In Amersfoort we change to the international train to Berlin. A lot of youngsters, all with colourfull suitcases. We are the only ones with rucksacks. Are we outdated? No, I see another rucksack. I am curious who the owner is. Is it the young blond girl sitting two couches further on or is one of the four Italians next to me the owner? In Hengelo a woman pulls the rucksack out of the rack and leaves. I guess she is my age: 62.

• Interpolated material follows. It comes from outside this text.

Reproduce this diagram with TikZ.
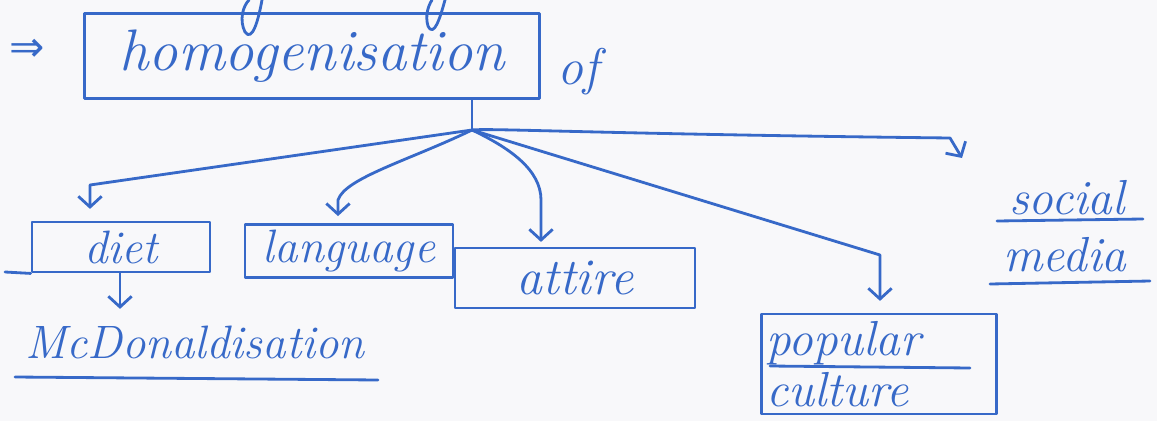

After about two hours we pass the border and the yourney across the monotonous German landscape starts. I am not familiar with Germany, though it is our neighbour. In the past it was not done to travel to Germany. First of all because it was Germany and secondly because there lived Germans who spoke German. While I think this over, I fall asleep. I dream about my childhood, when we were during summerholidays on the beach of Zandvoort, a little village near Amsterdam. I see the big castles the Germans used to dig out of the sand. With shells they wrote the names of their cities in the sand: "Hamburg, Essen, Stuttgart", as if they still wanted to occupy our country. That was in the fifties of the last century, when the Dutch were still sensitive because of the war. The Germans were working all day on their sandcastles and finally they were that huge, that you hardly could imagine they would ever vanish. At least that was what the Germans thought. We knew how hard the Dutch elements could be: wind, water and most of all us kids could in one night destroy what had been built up during the day by German hands. I see their astonished faces when they arrive at their eternal castles the day after.
"Hannover", a loud voice calls out and I awake with a shock. Through the window I see the station of Hannover. Nowadays things have changed. Germany and Holland are good neighbours and the Germans are the niciest people you can meet.
At 6pm we arrive in Berlin. Our hotel is near the Gedaechtniskirche, a remnant of the second worldwar. After the bombing in 1943 the church was destroyed. Now the ruine is a memorial. It looks like one of the sandcastles in Zandvoort after one night of Dutch elements. It is sad and impressive. How can we forget?